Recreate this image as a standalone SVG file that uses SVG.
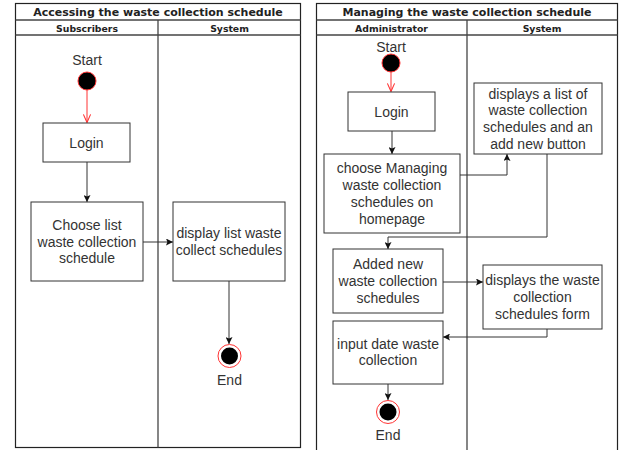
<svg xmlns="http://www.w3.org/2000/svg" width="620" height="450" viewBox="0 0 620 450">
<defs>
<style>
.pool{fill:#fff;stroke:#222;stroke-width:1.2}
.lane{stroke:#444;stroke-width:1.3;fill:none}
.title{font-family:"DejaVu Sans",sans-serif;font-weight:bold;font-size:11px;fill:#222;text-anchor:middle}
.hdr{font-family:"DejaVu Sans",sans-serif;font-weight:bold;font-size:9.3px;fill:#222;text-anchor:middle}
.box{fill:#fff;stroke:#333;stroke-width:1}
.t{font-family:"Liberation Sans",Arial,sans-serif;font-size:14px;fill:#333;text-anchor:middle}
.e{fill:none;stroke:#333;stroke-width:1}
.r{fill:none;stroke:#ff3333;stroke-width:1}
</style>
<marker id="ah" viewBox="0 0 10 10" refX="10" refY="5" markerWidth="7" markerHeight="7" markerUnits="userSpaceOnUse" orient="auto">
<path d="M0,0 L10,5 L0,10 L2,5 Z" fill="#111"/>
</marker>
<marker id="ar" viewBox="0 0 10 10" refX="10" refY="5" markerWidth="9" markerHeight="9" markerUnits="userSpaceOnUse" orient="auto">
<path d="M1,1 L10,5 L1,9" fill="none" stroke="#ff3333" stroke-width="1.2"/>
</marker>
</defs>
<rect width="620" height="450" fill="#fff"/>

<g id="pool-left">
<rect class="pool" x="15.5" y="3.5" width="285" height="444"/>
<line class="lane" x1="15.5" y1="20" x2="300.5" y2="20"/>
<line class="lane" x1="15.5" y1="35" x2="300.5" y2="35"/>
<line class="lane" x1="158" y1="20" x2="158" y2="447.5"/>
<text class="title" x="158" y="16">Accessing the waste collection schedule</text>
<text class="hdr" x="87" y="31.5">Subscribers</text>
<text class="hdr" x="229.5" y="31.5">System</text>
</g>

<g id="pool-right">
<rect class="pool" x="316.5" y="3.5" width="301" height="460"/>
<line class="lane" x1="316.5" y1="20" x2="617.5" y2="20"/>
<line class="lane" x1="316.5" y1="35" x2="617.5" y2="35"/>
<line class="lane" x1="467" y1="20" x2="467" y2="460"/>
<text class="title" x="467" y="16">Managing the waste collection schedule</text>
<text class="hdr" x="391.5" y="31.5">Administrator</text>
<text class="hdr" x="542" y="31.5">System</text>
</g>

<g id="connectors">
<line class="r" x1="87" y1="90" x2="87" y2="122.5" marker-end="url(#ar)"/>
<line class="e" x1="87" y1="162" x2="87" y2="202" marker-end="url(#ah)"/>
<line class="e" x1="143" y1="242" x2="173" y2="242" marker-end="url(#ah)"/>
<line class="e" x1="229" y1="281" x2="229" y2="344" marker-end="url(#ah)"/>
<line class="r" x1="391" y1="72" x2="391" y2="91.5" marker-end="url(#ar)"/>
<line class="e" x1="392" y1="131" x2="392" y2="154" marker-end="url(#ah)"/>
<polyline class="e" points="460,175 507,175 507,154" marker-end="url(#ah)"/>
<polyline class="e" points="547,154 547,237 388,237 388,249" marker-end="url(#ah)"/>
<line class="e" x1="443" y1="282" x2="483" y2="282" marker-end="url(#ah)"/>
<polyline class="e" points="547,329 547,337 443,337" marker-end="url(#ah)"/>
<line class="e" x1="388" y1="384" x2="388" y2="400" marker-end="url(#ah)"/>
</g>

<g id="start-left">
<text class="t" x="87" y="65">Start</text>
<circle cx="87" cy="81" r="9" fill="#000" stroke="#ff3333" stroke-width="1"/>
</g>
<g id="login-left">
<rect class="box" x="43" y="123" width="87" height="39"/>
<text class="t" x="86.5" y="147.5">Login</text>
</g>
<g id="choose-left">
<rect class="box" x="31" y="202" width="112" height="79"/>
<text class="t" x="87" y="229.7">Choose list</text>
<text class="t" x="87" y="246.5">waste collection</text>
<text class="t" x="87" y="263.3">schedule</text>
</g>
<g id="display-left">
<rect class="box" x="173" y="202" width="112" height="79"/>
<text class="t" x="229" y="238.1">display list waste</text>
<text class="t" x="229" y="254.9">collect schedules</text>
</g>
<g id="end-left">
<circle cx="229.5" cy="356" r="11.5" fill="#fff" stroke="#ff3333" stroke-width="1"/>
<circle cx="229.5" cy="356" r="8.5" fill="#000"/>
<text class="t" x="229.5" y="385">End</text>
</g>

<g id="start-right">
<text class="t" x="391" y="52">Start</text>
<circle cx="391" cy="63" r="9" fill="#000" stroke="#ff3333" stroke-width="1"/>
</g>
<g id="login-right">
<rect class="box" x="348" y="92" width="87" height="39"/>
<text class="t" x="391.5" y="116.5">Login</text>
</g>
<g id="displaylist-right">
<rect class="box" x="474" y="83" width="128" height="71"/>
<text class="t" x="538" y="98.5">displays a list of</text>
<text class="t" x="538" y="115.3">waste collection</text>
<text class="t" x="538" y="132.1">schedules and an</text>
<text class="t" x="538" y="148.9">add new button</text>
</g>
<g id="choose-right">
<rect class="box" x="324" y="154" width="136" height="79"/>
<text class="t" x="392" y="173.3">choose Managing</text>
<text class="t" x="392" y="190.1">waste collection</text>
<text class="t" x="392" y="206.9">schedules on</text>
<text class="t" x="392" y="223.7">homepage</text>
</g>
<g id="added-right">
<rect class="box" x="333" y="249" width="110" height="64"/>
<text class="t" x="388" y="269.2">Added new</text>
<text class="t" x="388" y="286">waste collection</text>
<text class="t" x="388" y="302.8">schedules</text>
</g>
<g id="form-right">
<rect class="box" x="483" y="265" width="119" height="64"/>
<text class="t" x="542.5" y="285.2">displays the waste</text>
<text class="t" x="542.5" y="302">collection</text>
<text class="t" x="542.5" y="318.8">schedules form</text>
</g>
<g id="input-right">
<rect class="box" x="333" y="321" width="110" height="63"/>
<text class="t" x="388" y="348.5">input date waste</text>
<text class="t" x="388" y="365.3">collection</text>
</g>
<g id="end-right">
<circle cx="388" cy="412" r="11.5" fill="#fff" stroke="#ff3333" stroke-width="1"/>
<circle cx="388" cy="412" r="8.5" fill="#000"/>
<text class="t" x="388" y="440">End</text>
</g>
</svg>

########################################

Directions: Omit every picture, then reproduce the rest of the listing exactly.

Written response:
Recreate this image as a standalone SVG file that uses SVG.
<svg xmlns="http://www.w3.org/2000/svg" width="620" height="450" viewBox="0 0 620 450">
<defs>
<style>
.pool{fill:#fff;stroke:#222;stroke-width:1.2}
.lane{stroke:#444;stroke-width:1.3;fill:none}
.title{font-family:"DejaVu Sans",sans-serif;font-weight:bold;font-size:11px;fill:#222;text-anchor:middle}
.hdr{font-family:"DejaVu Sans",sans-serif;font-weight:bold;font-size:9.3px;fill:#222;text-anchor:middle}
.box{fill:#fff;stroke:#333;stroke-width:1}
.t{font-family:"Liberation Sans",Arial,sans-serif;font-size:14px;fill:#333;text-anchor:middle}
.e{fill:none;stroke:#333;stroke-width:1}
.r{fill:none;stroke:#ff3333;stroke-width:1}
</style>
<marker id="ah" viewBox="0 0 10 10" refX="10" refY="5" markerWidth="7" markerHeight="7" markerUnits="userSpaceOnUse" orient="auto">
<path d="M0,0 L10,5 L0,10 L2,5 Z" fill="#111"/>
</marker>
<marker id="ar" viewBox="0 0 10 10" refX="10" refY="5" markerWidth="9" markerHeight="9" markerUnits="userSpaceOnUse" orient="auto">
<path d="M1,1 L10,5 L1,9" fill="none" stroke="#ff3333" stroke-width="1.2"/>
</marker>
</defs>
<rect width="620" height="450" fill="#fff"/>

<g id="pool-left">
<rect class="pool" x="15.5" y="3.5" width="285" height="444"/>
<line class="lane" x1="15.5" y1="20" x2="300.5" y2="20"/>
<line class="lane" x1="15.5" y1="35" x2="300.5" y2="35"/>
<line class="lane" x1="158" y1="20" x2="158" y2="447.5"/>
<text class="title" x="158" y="16">Accessing the waste collection schedule</text>
<text class="hdr" x="87" y="31.5">Subscribers</text>
<text class="hdr" x="229.5" y="31.5">System</text>
</g>

<g id="pool-right">
<rect class="pool" x="316.5" y="3.5" width="301" height="460"/>
<line class="lane" x1="316.5" y1="20" x2="617.5" y2="20"/>
<line class="lane" x1="316.5" y1="35" x2="617.5" y2="35"/>
<line class="lane" x1="467" y1="20" x2="467" y2="460"/>
<text class="title" x="467" y="16">Managing the waste collection schedule</text>
<text class="hdr" x="391.5" y="31.5">Administrator</text>
<text class="hdr" x="542" y="31.5">System</text>
</g>

<g id="connectors">
<line class="r" x1="87" y1="90" x2="87" y2="122.5" marker-end="url(#ar)"/>
<line class="e" x1="87" y1="162" x2="87" y2="202" marker-end="url(#ah)"/>
<line class="e" x1="143" y1="242" x2="173" y2="242" marker-end="url(#ah)"/>
<line class="e" x1="229" y1="281" x2="229" y2="344" marker-end="url(#ah)"/>
<line class="r" x1="391" y1="72" x2="391" y2="91.5" marker-end="url(#ar)"/>
<line class="e" x1="392" y1="131" x2="392" y2="154" marker-end="url(#ah)"/>
<polyline class="e" points="460,175 507,175 507,154" marker-end="url(#ah)"/>
<polyline class="e" points="547,154 547,237 388,237 388,249" marker-end="url(#ah)"/>
<line class="e" x1="443" y1="282" x2="483" y2="282" marker-end="url(#ah)"/>
<polyline class="e" points="547,329 547,337 443,337" marker-end="url(#ah)"/>
<line class="e" x1="388" y1="384" x2="388" y2="400" marker-end="url(#ah)"/>
</g>

<g id="start-left">
<text class="t" x="87" y="65">Start</text>
<circle cx="87" cy="81" r="9" fill="#000" stroke="#ff3333" stroke-width="1"/>
</g>
<g id="login-left">
<rect class="box" x="43" y="123" width="87" height="39"/>
<text class="t" x="86.5" y="147.5">Login</text>
</g>
<g id="choose-left">
<rect class="box" x="31" y="202" width="112" height="79"/>
<text class="t" x="87" y="229.7">Choose list</text>
<text class="t" x="87" y="246.5">waste collection</text>
<text class="t" x="87" y="263.3">schedule</text>
</g>
<g id="display-left">
<rect class="box" x="173" y="202" width="112" height="79"/>
<text class="t" x="229" y="238.1">display list waste</text>
<text class="t" x="229" y="254.9">collect schedules</text>
</g>
<g id="end-left">
<circle cx="229.5" cy="356" r="11.5" fill="#fff" stroke="#ff3333" stroke-width="1"/>
<circle cx="229.5" cy="356" r="8.5" fill="#000"/>
<text class="t" x="229.5" y="385">End</text>
</g>

<g id="start-right">
<text class="t" x="391" y="52">Start</text>
<circle cx="391" cy="63" r="9" fill="#000" stroke="#ff3333" stroke-width="1"/>
</g>
<g id="login-right">
<rect class="box" x="348" y="92" width="87" height="39"/>
<text class="t" x="391.5" y="116.5">Login</text>
</g>
<g id="displaylist-right">
<rect class="box" x="474" y="83" width="128" height="71"/>
<text class="t" x="538" y="98.5">displays a list of</text>
<text class="t" x="538" y="115.3">waste collection</text>
<text class="t" x="538" y="132.1">schedules and an</text>
<text class="t" x="538" y="148.9">add new button</text>
</g>
<g id="choose-right">
<rect class="box" x="324" y="154" width="136" height="79"/>
<text class="t" x="392" y="173.3">choose Managing</text>
<text class="t" x="392" y="190.1">waste collection</text>
<text class="t" x="392" y="206.9">schedules on</text>
<text class="t" x="392" y="223.7">homepage</text>
</g>
<g id="added-right">
<rect class="box" x="333" y="249" width="110" height="64"/>
<text class="t" x="388" y="269.2">Added new</text>
<text class="t" x="388" y="286">waste collection</text>
<text class="t" x="388" y="302.8">schedules</text>
</g>
<g id="form-right">
<rect class="box" x="483" y="265" width="119" height="64"/>
<text class="t" x="542.5" y="285.2">displays the waste</text>
<text class="t" x="542.5" y="302">collection</text>
<text class="t" x="542.5" y="318.8">schedules form</text>
</g>
<g id="input-right">
<rect class="box" x="333" y="321" width="110" height="63"/>
<text class="t" x="388" y="348.5">input date waste</text>
<text class="t" x="388" y="365.3">collection</text>
</g>
<g id="end-right">
<circle cx="388" cy="412" r="11.5" fill="#fff" stroke="#ff3333" stroke-width="1"/>
<circle cx="388" cy="412" r="8.5" fill="#000"/>
<text class="t" x="388" y="440">End</text>
</g>
</svg>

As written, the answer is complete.